-- Supplied information --
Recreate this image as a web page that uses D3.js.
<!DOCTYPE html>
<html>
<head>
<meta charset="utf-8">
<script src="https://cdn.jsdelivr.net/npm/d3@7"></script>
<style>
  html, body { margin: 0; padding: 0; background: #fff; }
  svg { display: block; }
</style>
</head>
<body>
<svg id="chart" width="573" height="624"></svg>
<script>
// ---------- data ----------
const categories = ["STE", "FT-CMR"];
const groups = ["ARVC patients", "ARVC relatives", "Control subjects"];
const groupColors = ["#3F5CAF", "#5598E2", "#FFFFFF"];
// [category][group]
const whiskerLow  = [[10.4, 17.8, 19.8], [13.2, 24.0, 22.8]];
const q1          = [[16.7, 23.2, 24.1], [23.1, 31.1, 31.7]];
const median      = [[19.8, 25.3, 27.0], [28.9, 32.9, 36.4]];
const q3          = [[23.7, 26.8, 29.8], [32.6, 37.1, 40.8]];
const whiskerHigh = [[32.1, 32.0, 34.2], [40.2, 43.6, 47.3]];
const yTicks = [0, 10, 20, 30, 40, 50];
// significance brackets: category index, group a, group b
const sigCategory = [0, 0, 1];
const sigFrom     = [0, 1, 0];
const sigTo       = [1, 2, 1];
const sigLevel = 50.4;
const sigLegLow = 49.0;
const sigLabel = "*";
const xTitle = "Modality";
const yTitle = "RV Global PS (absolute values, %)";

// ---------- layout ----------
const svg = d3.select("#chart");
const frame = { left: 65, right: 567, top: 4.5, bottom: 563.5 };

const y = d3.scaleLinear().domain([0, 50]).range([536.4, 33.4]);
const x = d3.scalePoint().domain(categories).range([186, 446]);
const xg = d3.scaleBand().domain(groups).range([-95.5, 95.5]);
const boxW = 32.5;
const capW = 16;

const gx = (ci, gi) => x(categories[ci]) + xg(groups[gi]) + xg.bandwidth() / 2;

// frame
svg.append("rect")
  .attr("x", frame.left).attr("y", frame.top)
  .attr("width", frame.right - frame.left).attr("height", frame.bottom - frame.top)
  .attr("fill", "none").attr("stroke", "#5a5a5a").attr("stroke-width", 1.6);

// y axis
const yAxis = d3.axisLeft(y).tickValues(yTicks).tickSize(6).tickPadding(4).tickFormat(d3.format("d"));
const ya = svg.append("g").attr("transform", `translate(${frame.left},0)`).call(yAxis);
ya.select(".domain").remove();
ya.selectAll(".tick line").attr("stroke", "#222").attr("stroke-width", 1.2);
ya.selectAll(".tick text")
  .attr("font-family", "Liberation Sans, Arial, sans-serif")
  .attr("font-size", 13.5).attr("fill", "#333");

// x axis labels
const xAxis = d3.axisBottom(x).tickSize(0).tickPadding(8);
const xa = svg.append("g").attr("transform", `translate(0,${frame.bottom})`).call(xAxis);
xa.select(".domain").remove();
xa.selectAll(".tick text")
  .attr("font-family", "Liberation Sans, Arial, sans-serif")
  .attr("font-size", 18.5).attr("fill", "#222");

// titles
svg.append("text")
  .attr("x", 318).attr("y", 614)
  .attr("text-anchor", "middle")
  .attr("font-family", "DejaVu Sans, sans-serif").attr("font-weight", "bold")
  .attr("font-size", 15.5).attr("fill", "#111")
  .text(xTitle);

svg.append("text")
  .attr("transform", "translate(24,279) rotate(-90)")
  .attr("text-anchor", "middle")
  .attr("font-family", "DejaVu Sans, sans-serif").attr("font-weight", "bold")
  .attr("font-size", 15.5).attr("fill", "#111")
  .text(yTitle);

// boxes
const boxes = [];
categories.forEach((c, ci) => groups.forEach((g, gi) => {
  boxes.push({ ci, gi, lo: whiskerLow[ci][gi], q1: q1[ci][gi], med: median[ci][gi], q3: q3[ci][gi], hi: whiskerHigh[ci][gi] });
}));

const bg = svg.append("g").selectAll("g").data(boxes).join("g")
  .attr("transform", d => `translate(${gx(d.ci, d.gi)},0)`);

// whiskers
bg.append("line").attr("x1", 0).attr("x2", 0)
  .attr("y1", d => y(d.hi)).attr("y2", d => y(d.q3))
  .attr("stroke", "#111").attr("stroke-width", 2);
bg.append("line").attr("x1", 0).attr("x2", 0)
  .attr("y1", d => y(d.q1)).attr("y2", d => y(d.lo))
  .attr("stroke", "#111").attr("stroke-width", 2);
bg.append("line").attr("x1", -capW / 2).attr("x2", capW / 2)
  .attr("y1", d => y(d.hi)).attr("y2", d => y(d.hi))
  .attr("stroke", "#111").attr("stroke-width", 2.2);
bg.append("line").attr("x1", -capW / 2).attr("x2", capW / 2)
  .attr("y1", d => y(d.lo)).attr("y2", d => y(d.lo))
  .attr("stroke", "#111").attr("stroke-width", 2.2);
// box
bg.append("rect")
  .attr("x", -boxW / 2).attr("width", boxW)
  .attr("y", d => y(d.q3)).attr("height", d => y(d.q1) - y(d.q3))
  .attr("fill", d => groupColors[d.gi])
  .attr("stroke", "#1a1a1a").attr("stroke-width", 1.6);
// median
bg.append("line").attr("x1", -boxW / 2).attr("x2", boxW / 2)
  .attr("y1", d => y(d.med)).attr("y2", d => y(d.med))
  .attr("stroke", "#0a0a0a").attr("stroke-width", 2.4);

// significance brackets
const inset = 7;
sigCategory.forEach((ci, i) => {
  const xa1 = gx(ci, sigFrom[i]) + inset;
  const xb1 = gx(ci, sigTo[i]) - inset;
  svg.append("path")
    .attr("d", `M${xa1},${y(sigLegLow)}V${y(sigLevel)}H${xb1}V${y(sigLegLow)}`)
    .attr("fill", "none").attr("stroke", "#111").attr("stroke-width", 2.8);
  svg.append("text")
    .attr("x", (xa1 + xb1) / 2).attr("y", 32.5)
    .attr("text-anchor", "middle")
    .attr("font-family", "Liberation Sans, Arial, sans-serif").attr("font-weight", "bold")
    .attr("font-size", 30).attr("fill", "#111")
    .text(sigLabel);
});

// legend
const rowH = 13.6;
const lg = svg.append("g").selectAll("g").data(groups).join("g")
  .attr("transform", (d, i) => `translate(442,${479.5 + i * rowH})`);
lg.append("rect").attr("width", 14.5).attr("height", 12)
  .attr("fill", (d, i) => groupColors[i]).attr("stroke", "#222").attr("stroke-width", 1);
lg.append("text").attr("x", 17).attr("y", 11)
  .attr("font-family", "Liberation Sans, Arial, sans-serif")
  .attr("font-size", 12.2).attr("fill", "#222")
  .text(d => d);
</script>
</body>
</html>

-- Problem to solve --
Each line of the listing should be copied exactly.

-- Expected answer --
Recreate this image as a web page that uses D3.js.
<!DOCTYPE html>
<html>
<head>
<meta charset="utf-8">
<script src="https://cdn.jsdelivr.net/npm/d3@7"></script>
<style>
  html, body { margin: 0; padding: 0; background: #fff; }
  svg { display: block; }
</style>
</head>
<body>
<svg id="chart" width="573" height="624"></svg>
<script>
// ---------- data ----------
const categories = ["STE", "FT-CMR"];
const groups = ["ARVC patients", "ARVC relatives", "Control subjects"];
const groupColors = ["#3F5CAF", "#5598E2", "#FFFFFF"];
// [category][group]
const whiskerLow  = [[10.4, 17.8, 19.8], [13.2, 24.0, 22.8]];
const q1          = [[16.7, 23.2, 24.1], [23.1, 31.1, 31.7]];
const median      = [[19.8, 25.3, 27.0], [28.9, 32.9, 36.4]];
const q3          = [[23.7, 26.8, 29.8], [32.6, 37.1, 40.8]];
const whiskerHigh = [[32.1, 32.0, 34.2], [40.2, 43.6, 47.3]];
const yTicks = [0, 10, 20, 30, 40, 50];
// significance brackets: category index, group a, group b
const sigCategory = [0, 0, 1];
const sigFrom     = [0, 1, 0];
const sigTo       = [1, 2, 1];
const sigLevel = 50.4;
const sigLegLow = 49.0;
const sigLabel = "*";
const xTitle = "Modality";
const yTitle = "RV Global PS (absolute values, %)";

// ---------- layout ----------
const svg = d3.select("#chart");
const frame = { left: 65, right: 567, top: 4.5, bottom: 563.5 };

const y = d3.scaleLinear().domain([0, 50]).range([536.4, 33.4]);
const x = d3.scalePoint().domain(categories).range([186, 446]);
const xg = d3.scaleBand().domain(groups).range([-95.5, 95.5]);
const boxW = 32.5;
const capW = 16;

const gx = (ci, gi) => x(categories[ci]) + xg(groups[gi]) + xg.bandwidth() / 2;

// frame
svg.append("rect")
  .attr("x", frame.left).attr("y", frame.top)
  .attr("width", frame.right - frame.left).attr("height", frame.bottom - frame.top)
  .attr("fill", "none").attr("stroke", "#5a5a5a").attr("stroke-width", 1.6);

// y axis
const yAxis = d3.axisLeft(y).tickValues(yTicks).tickSize(6).tickPadding(4).tickFormat(d3.format("d"));
const ya = svg.append("g").attr("transform", `translate(${frame.left},0)`).call(yAxis);
ya.select(".domain").remove();
ya.selectAll(".tick line").attr("stroke", "#222").attr("stroke-width", 1.2);
ya.selectAll(".tick text")
  .attr("font-family", "Liberation Sans, Arial, sans-serif")
  .attr("font-size", 13.5).attr("fill", "#333");

// x axis labels
const xAxis = d3.axisBottom(x).tickSize(0).tickPadding(8);
const xa = svg.append("g").attr("transform", `translate(0,${frame.bottom})`).call(xAxis);
xa.select(".domain").remove();
xa.selectAll(".tick text")
  .attr("font-family", "Liberation Sans, Arial, sans-serif")
  .attr("font-size", 18.5).attr("fill", "#222");

// titles
svg.append("text")
  .attr("x", 318).attr("y", 614)
  .attr("text-anchor", "middle")
  .attr("font-family", "DejaVu Sans, sans-serif").attr("font-weight", "bold")
  .attr("font-size", 15.5).attr("fill", "#111")
  .text(xTitle);

svg.append("text")
  .attr("transform", "translate(24,279) rotate(-90)")
  .attr("text-anchor", "middle")
  .attr("font-family", "DejaVu Sans, sans-serif").attr("font-weight", "bold")
  .attr("font-size", 15.5).attr("fill", "#111")
  .text(yTitle);

// boxes
const boxes = [];
categories.forEach((c, ci) => groups.forEach((g, gi) => {
  boxes.push({ ci, gi, lo: whiskerLow[ci][gi], q1: q1[ci][gi], med: median[ci][gi], q3: q3[ci][gi], hi: whiskerHigh[ci][gi] });
}));

const bg = svg.append("g").selectAll("g").data(boxes).join("g")
  .attr("transform", d => `translate(${gx(d.ci, d.gi)},0)`);

// whiskers
bg.append("line").attr("x1", 0).attr("x2", 0)
  .attr("y1", d => y(d.hi)).attr("y2", d => y(d.q3))
  .attr("stroke", "#111").attr("stroke-width", 2);
bg.append("line").attr("x1", 0).attr("x2", 0)
  .attr("y1", d => y(d.q1)).attr("y2", d => y(d.lo))
  .attr("stroke", "#111").attr("stroke-width", 2);
bg.append("line").attr("x1", -capW / 2).attr("x2", capW / 2)
  .attr("y1", d => y(d.hi)).attr("y2", d => y(d.hi))
  .attr("stroke", "#111").attr("stroke-width", 2.2);
bg.append("line").attr("x1", -capW / 2).attr("x2", capW / 2)
  .attr("y1", d => y(d.lo)).attr("y2", d => y(d.lo))
  .attr("stroke", "#111").attr("stroke-width", 2.2);
// box
bg.append("rect")
  .attr("x", -boxW / 2).attr("width", boxW)
  .attr("y", d => y(d.q3)).attr("height", d => y(d.q1) - y(d.q3))
  .attr("fill", d => groupColors[d.gi])
  .attr("stroke", "#1a1a1a").attr("stroke-width", 1.6);
// median
bg.append("line").attr("x1", -boxW / 2).attr("x2", boxW / 2)
  .attr("y1", d => y(d.med)).attr("y2", d => y(d.med))
  .attr("stroke", "#0a0a0a").attr("stroke-width", 2.4);

// significance brackets
const inset = 7;
sigCategory.forEach((ci, i) => {
  const xa1 = gx(ci, sigFrom[i]) + inset;
  const xb1 = gx(ci, sigTo[i]) - inset;
  svg.append("path")
    .attr("d", `M${xa1},${y(sigLegLow)}V${y(sigLevel)}H${xb1}V${y(sigLegLow)}`)
    .attr("fill", "none").attr("stroke", "#111").attr("stroke-width", 2.8);
  svg.append("text")
    .attr("x", (xa1 + xb1) / 2).attr("y", 32.5)
    .attr("text-anchor", "middle")
    .attr("font-family", "Liberation Sans, Arial, sans-serif").attr("font-weight", "bold")
    .attr("font-size", 30).attr("fill", "#111")
    .text(sigLabel);
});

// legend
const rowH = 13.6;
const lg = svg.append("g").selectAll("g").data(groups).join("g")
  .attr("transform", (d, i) => `translate(442,${479.5 + i * rowH})`);
lg.append("rect").attr("width", 14.5).attr("height", 12)
  .attr("fill", (d, i) => groupColors[i]).attr("stroke", "#222").attr("stroke-width", 1);
lg.append("text").attr("x", 17).attr("y", 11)
  .attr("font-family", "Liberation Sans, Arial, sans-serif")
  .attr("font-size", 12.2).attr("fill", "#222")
  .text(d => d);
</script>
</body>
</html>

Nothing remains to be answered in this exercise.